Crimini e mass media: un rapporto ancora oggi delicato

DiMassimo Rossani

Lug 29, 2025

Il connubio tra crimini e mass media è oggi sempre più evidente: basta sfogliare il palinsesto delle principali emittenti televisive per capirne la diffusione, ma sono sempre più numerosi (e seguiti) anche podcast e serie tv e documentari che hanno questo tema come elemento cardine. Prima però di analizzarne le possibili implicazioni, può essere interessante partire dal concetto stesso di “crimine”, dal punto di vista giuridico. Ciò fa riferimento a un’azione o un’omissione prevista e punita dalla legge penale. Si tratta, dunque, di un comportamento che viola le norme fondamentali poste a tutela dell’ordine sociale e della sicurezza pubblica. In Italia, la distinzione tra delitti e contravvenzioni, prevista dal codice penale, consente di classificare i crimini in base alla loro gravità e alle relative sanzioni. Tuttavia, oltre al profilo normativo, il crimine ha anche una dimensione sociale e mediatica, fortemente influenzata dal modo in cui viene raccontato nei mezzi di comunicazione di massa.

La televisione italiana, sin dagli anni '70, ha mostrato un crescente interesse per la cronaca nera, con programmi di approfondimento, telegiornali e rubriche specializzate che danno ampio spazio ai fatti di sangue, ai processi giudiziari e agli episodi criminali più eclatanti. Questa attenzione ha generato una narrazione mediatica che, se da un lato informa e sensibilizza l'opinione pubblica, dall’altro rischia di spettacolarizzare il dolore, alimentare stereotipi e distorcere la percezione del rischio reale nella società.

Le comunicazioni di massa, comprese le testate online e i social media, spesso contribuiscono a diffondere notizie in modo veloce ma non sempre accurato, spesso enfatizzando gli aspetti legati al clamore di ciò che si racconta più che del contenuto vero e proprio. I fatti vengono talvolta raccontati con enfasi eccessiva, privilegiando l’aspetto emozionale rispetto a quello informativo. In questo contesto, fenomeni come l’imitazione della violenza e l’insensibilità nei confronti delle vittime possono trovare terreno fertile, così come la cosiddetta gogna mediatica nei confronti di colui o colei che possono essere ritenuti colpevoli, senza tuttavia aver ancora subito alcun processo. Numerosi studi hanno dimostrato che la rappresentazione insistita di atti criminali può generare effetti emulativi, soprattutto nei soggetti più vulnerabili o influenzabili.

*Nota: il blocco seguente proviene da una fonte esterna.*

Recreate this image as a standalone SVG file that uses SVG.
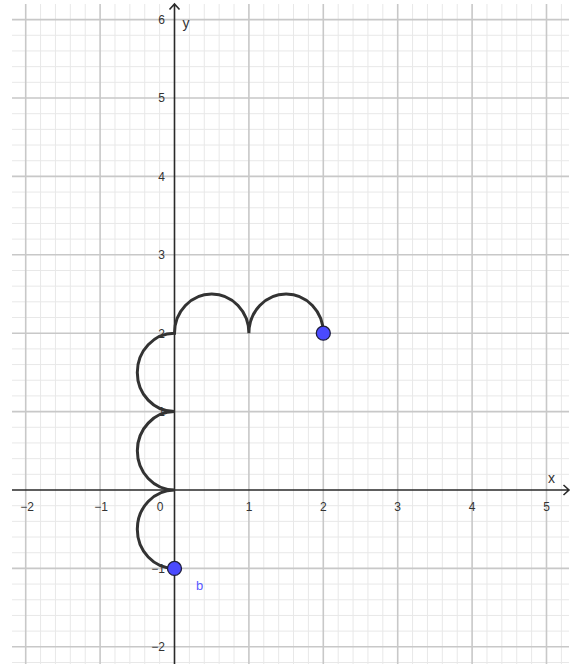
<svg xmlns="http://www.w3.org/2000/svg" width="577" height="666" viewBox="0 0 577 666">
<style>
.minor{stroke:#e8e8e8;stroke-width:1;fill:none}
.major{stroke:#c8c8c8;stroke-width:1.6;fill:none}
.axis{stroke:#2a2a2a;stroke-width:1.6;fill:none}
.tick{font-family:"Liberation Sans",Arial,sans-serif;font-size:12px;fill:#333}
.albl{font-family:"Liberation Sans",Arial,sans-serif;font-size:14px;fill:#333}
.curve{stroke:#333;stroke-width:3;fill:none;stroke-linecap:round}
.pt{fill:#4a4aff;stroke:#1e1e3c;stroke-width:1.3}
</style>
<rect width="577" height="666" fill="#fff"/>
<g id="grid">
<path class="minor" d="M40.58 4V664M55.46 4V664M70.34 4V664M85.22 4V664M114.98 4V664M129.86 4V664M144.74 4V664M159.62 4V664M189.38 4V664M204.26 4V664M219.14 4V664M234.02 4V664M263.78 4V664M278.66 4V664M293.54 4V664M308.42 4V664M338.18 4V664M353.06 4V664M367.94 4V664M382.82 4V664M412.58 4V664M427.46 4V664M442.34 4V664M457.22 4V664M486.98 4V664M501.86 4V664M516.74 4V664M531.62 4V664M561.38 4V664
M12 662.48H569M12 631.12H569M12 615.44H569M12 599.76H569M12 584.08H569M12 552.72H569M12 537.04H569M12 521.36H569M12 505.68H569M12 474.32H569M12 458.64H569M12 442.96H569M12 427.28H569M12 395.92H569M12 380.24H569M12 364.56H569M12 348.88H569M12 317.52H569M12 301.84H569M12 286.16H569M12 270.48H569M12 239.12H569M12 223.44H569M12 207.76H569M12 192.08H569M12 160.72H569M12 145.04H569M12 129.36H569M12 113.68H569M12 82.32H569M12 66.64H569M12 50.96H569M12 35.28H569"/>
<path class="major" d="M25.7 4V664M100.1 4V664M248.9 4V664M323.3 4V664M397.7 4V664M472.1 4V664M546.5 4V664
M12 646.8H569M12 568.4H569M12 411.6H569M12 333.2H569M12 254.8H569M12 176.4H569M12 98H569M12 19.6H569"/>
</g>
<g id="axes">
<path class="axis" d="M12 490H569M563.5 485L569 490L563.5 495"/>
<path class="axis" d="M174.5 664V4M169.5 9.5L174.5 4L179.5 9.5"/>
<text class="albl" x="551.5" y="483" text-anchor="middle">x</text>
<text class="albl" x="186" y="28" text-anchor="middle">y</text>
</g>
<g id="tick-labels">
<text class="tick" x="27" y="511" text-anchor="middle">−2</text>
<text class="tick" x="101" y="511" text-anchor="middle">−1</text>
<text class="tick" x="160" y="511" text-anchor="middle">0</text>
<text class="tick" x="249" y="511" text-anchor="middle">1</text>
<text class="tick" x="323.3" y="511" text-anchor="middle">2</text>
<text class="tick" x="397.7" y="511" text-anchor="middle">3</text>
<text class="tick" x="472.1" y="511" text-anchor="middle">4</text>
<text class="tick" x="546.5" y="511" text-anchor="middle">5</text>
<text class="tick" x="165" y="651.2" text-anchor="end">−2</text>
<text class="tick" x="165" y="572.8" text-anchor="end">−1</text>
<text class="tick" x="165" y="416" text-anchor="end">1</text>
<text class="tick" x="165" y="337.6" text-anchor="end">2</text>
<text class="tick" x="165" y="259.2" text-anchor="end">3</text>
<text class="tick" x="165" y="180.8" text-anchor="end">4</text>
<text class="tick" x="165" y="102.4" text-anchor="end">5</text>
<text class="tick" x="165" y="24" text-anchor="end">6</text>
</g>
<g id="curve">
<path class="curve" d="M174.5 568.4A37.2 39.2 0 0 1 174.5 490A37.2 39.2 0 0 1 174.5 411.6A37.2 39.2 0 0 1 174.5 333.2A37.2 39.2 0 0 1 248.9 333.2A37.2 39.2 0 0 1 323.3 333.2"/>
</g>
<g id="point-A">
<circle class="pt" cx="323.3" cy="333.2" r="7"/>
</g>
<g id="point-b">
<circle class="pt" cx="174.5" cy="568.4" r="7"/>
<text x="199.5" y="590" text-anchor="middle" font-family="'Liberation Sans',Arial,sans-serif" font-size="13" fill="#5a5aff">b</text>
</g>
</svg>
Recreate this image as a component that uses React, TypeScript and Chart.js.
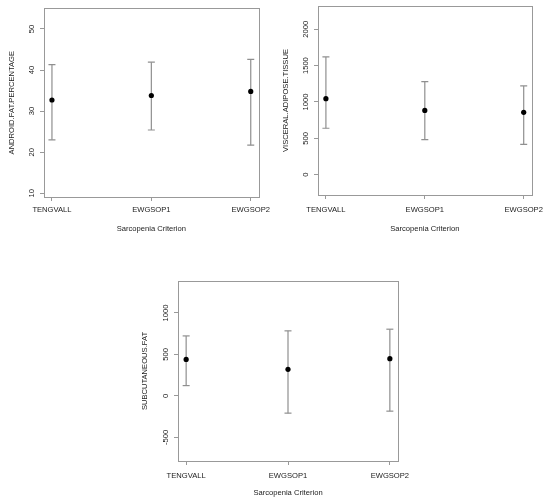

Una figura centrale nell’analisi del crimine è quella del criminologo, esperto nell’indagare le cause, le dinamiche e le conseguenze dei comportamenti criminali. Il criminologo opera a cavallo tra la sociologia, la psicologia e il diritto, fornendo interpretazioni approfondite che possono essere utili non solo in ambito accademico o giudiziario, ma anche per una corretta informazione mediatica. Il suo ruolo è fondamentale per evitare semplificazioni e giudizi affrettati, aiutando i professionisti della comunicazione a distinguere tra dati oggettivi e opinioni.

Nel trattare i fatti di cronaca nera, i giornalisti devono rispettare precisi doveri deontologici. Tra questi, il diritto alla privacy delle vittime e degli indagati, il principio della presunzione di innocenza e l'obbligo di riportare le notizie in modo veritiero e rispettoso. Tuttavia, tali accorgimenti non sempre vengono osservati. È frequente assistere a violazioni del codice deontologico, specialmente in casi di grande risonanza mediatica, dove la pressione dell’audience può spingere verso una narrazione sensazionalistica. La necessità di una narrazione equilibrata e responsabile è oggi più che mai centrale per chi lavora nel settore della comunicazione. Come evidenziato anche nei percorsi formativi più attuali, anche il programma di un master in diritto penale e criminologia si concentra molto anche sulla corretta narrazione della cronaca nera attraverso le comunicazioni di massa. Questo tipo di formazione sottolinea quanto sia importante evitare derive spettacolarizzanti e promuovere una rappresentazione fedele e rispettosa della realtà criminale, soprattutto quando si tratta di informare un pubblico vasto e variegato. L’equilibrio tra il diritto all’informazione e il rispetto della dignità umana è un obiettivo che deve guidare ogni operatore dell'informazione, consapevole del ruolo che ricopre nella costruzione dell’immaginario collettivo.